I was glad to come upon the pot market; in the south of Italy it is always a beautiful and interesting sight. Pottery for commonest use among Calabrian peasants has a grace of line, a charm of colour, far beyond anything native to our most pretentious china-shops. Here still lingers a trace of the old civilization. There must be a great good in a people which has preserved this need of beauty through ages of servitude and suffering. Compare such domestic utensils -- these oil-jugs and water-jars -- with those in the house of an English labourer. Is it really so certain that all virtues of race dwell with those who can rest amid the ugly and know it not for ugliness?

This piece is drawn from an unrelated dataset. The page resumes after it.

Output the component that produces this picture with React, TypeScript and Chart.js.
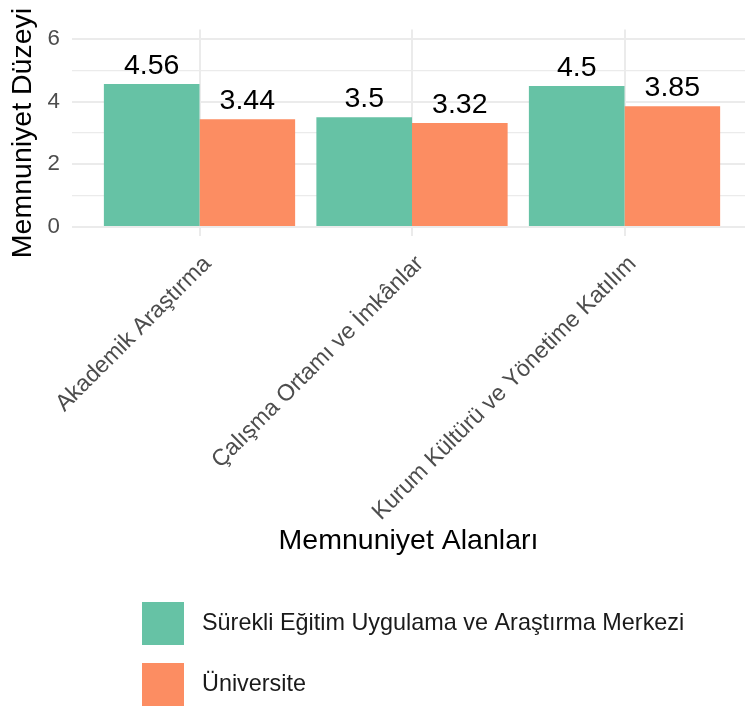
import React, { useEffect, useRef } from 'react';
import { Chart, registerables } from 'chart.js';

Chart.register(...registerables);

const categories = ['Akademik Araştırma', 'Çalışma Ortamı ve İmkânlar', 'Kurum Kültürü ve Yönetime Katılım'];
const seriesNames = ['Sürekli Eğitim Uygulama ve Araştırma Merkezi', 'Üniversite'];
const merkezValues = [4.56, 3.5, 4.5];
const universiteValues = [3.44, 3.32, 3.85];
const yMajorTicks = [0, 2, 4, 6];
const yMinorTicks = [1, 3, 5];
const seriesColors = ['#66C2A5', '#FC8D62'];
const xTitle = 'Memnuniyet Alanları';
const yTitle = 'Memnuniyet Düzeyi';

const FONT = '"Liberation Sans", Arial, sans-serif';

const valueLabelPlugin = {
  id: 'valueLabels',
  afterDatasetsDraw(chart: any) {
    const ctx = chart.ctx;
    ctx.save();
    ctx.font = `28.5px ${FONT}`;
    ctx.fillStyle = '#000000';
    ctx.textAlign = 'center';
    ctx.textBaseline = 'alphabetic';
    chart.data.datasets.forEach((ds: any, di: number) => {
      const meta = chart.getDatasetMeta(di);
      meta.data.forEach((el: any, i: number) => {
        const v = ds.data[i].y;
        ctx.fillText(String(v), el.x, el.y - 10);
      });
    });
    ctx.restore();
  },
};

const legendPlugin = {
  id: 'ggLegend',
  afterDraw(chart: any) {
    const ctx = chart.ctx;
    ctx.save();
    ctx.font = `23.4px ${FONT}`;
    ctx.textAlign = 'left';
    ctx.textBaseline = 'middle';
    chart.data.datasets.forEach((ds: any, di: number) => {
      const top = 602 + di * 61;
      ctx.fillStyle = ds.backgroundColor;
      ctx.fillRect(142, top, 42, 43);
      ctx.fillStyle = '#1A1A1A';
      ctx.fillText(ds.label, 202, top + 22);
    });
    ctx.restore();
  },
};

export default function App() {
  const canvasRef = useRef<HTMLCanvasElement | null>(null);

  useEffect(() => {
    if (!canvasRef.current) return;
    Chart.defaults.font.family = FONT;
    const allY = [...yMajorTicks, ...yMinorTicks].sort((a, b) => a - b);
    const chart = new Chart(canvasRef.current, {
      type: 'bar',
      data: {
        datasets: [
          {
            label: seriesNames[0],
            data: merkezValues.map((v, i) => ({ x: i + 1, y: v })),
            backgroundColor: seriesColors[0],
            borderWidth: 0,
            categoryPercentage: 0.9,
            barPercentage: 1.0,
          },
          {
            label: seriesNames[1],
            data: universiteValues.map((v, i) => ({ x: i + 1, y: v })),
            backgroundColor: seriesColors[1],
            borderWidth: 0,
            categoryPercentage: 0.9,
            barPercentage: 1.0,
          },
        ],
      },
      options: {
        responsive: false,
        animation: false,
        layout: { padding: { top: 29.6, left: 0, right: 0, bottom: 151.3 } },
        plugins: { legend: { display: false }, tooltip: { enabled: false } },
        scales: {
          x: {
            type: 'linear',
            offset: false,
            min: 0.4,
            max: 3.567,
            afterBuildTicks: (scale: any) => {
              scale.ticks = categories.map((_, i) => ({ value: i + 1 }));
            },
            afterFit: (scale: any) => {
              scale.height = 322.3;
              scale.paddingLeft = 0;
              scale.paddingRight = 0;
            },
            grid: { color: '#EBEBEB', lineWidth: 2, drawTicks: false, offset: false },
            border: { display: false },
            ticks: {
              autoSkip: false,
              minRotation: 45,
              maxRotation: 45,
              padding: 14,
              labelOffset: 8,
              color: '#4D4D4D',
              font: { size: 23.2, family: FONT },
              callback: (v: any) => categories[Math.round(Number(v)) - 1] ?? '',
            },
            title: {
              display: true,
              text: xTitle,
              color: '#000000',
              font: { size: 28.5, family: FONT },
              padding: { top: 0, bottom: 0 },
            },
          },
          y: {
            type: 'linear',
            min: -0.3,
            max: 6.3,
            afterBuildTicks: (scale: any) => {
              scale.ticks = allY.map((v) => ({ value: v }));
            },
            afterFit: (scale: any) => {
              scale.width = 72;
            },
            grid: {
              color: '#EBEBEB',
              lineWidth: (ctx: any) => (yMajorTicks.includes(ctx.tick?.value) ? 2 : 1.2),
              drawTicks: false,
            },
            border: { display: false },
            ticks: {
              padding: 12,
              color: '#4D4D4D',
              font: { size: 22.3, family: FONT },
              callback: (v: any) => (yMajorTicks.includes(Number(v)) ? String(v) : ''),
            },
            title: {
              display: true,
              text: yTitle,
              color: '#000000',
              font: { size: 28.5, family: FONT },
              padding: { top: 6, bottom: 0 },
            },
          },
        },
      },
      plugins: [valueLabelPlugin, legendPlugin],
    } as any);
    return () => chart.destroy();
  }, []);

  return (
    <div style={{ position: 'absolute', left: 0, top: 0, width: 745, height: 710, background: '#FFFFFF' }}>
      <canvas ref={canvasRef} width={745} height={710} style={{ display: 'block' }} />
    </div>
  );
}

The new age declares itself here and there at Cosenza. A squalid railway station, a hideous railway bridge, have brought the town into the European network; and the craze for building, which has disfigured and half ruined Italy, shows itself in an immense new theatre -- Teatro Garibaldi -- just being finished. The old one, which stands ruinous close by, struck me as, if anything, too large for the town; possibly it had been damaged by an earthquake, the commonest sort of disaster at Cosenza. On the front of the new edifice I found two inscriptions, both exulting over the fall of the papal power; one was interesting enough to copy: --
QUESTA DATA POLITICA
DICE FINITA LA TEOCRAZIA
NEGLI ORDINAMENTI CIVILI.
IL DÌ CHE LA DIRÀ FINITA
SARÀ LA DATA UMANA."
which signifies: "This political date marks the end of theocracy in civil life. The day which ends its moral rule will begin the epoch of humanity." A remarkable utterance anywhere; not least so within the hearing of the stream which flows over the grave of Alaric.
One goes to bed early at Cosenza; the night air is dangerous, and -- Teatro Garibaldi still incomplete -- darkness brings with it no sort of pastime. I did manage to read a little in my miserable room by an antique lamp, but the effort was dispiriting; better to lie in the dark and think of Goth and Roman.
Do the rivers Busento and Crati still keep the secret of that "royal sepulchre, adorned with the splendid spoils and trophies of Rome"? It seems improbable that the grave was ever disturbed; to this day there exists somewhere near Cosenza a treasure-house more alluring than any pictured in Arabian tale. It is not easy to conjecture what "spoils and trophies" the Goths buried with their king; if they sacrificed masses of precious metal, then perchance there still lies in the river-bed some portion of that golden statue of Virtus, which the Romans melted down to eke out the ransom claimed by Alaric. The year 410 A.D. was no unfitting moment to break into bullion the figure personifying Manly Worth. "After that," says an old historian, "all bravery and honour perished out of Rome."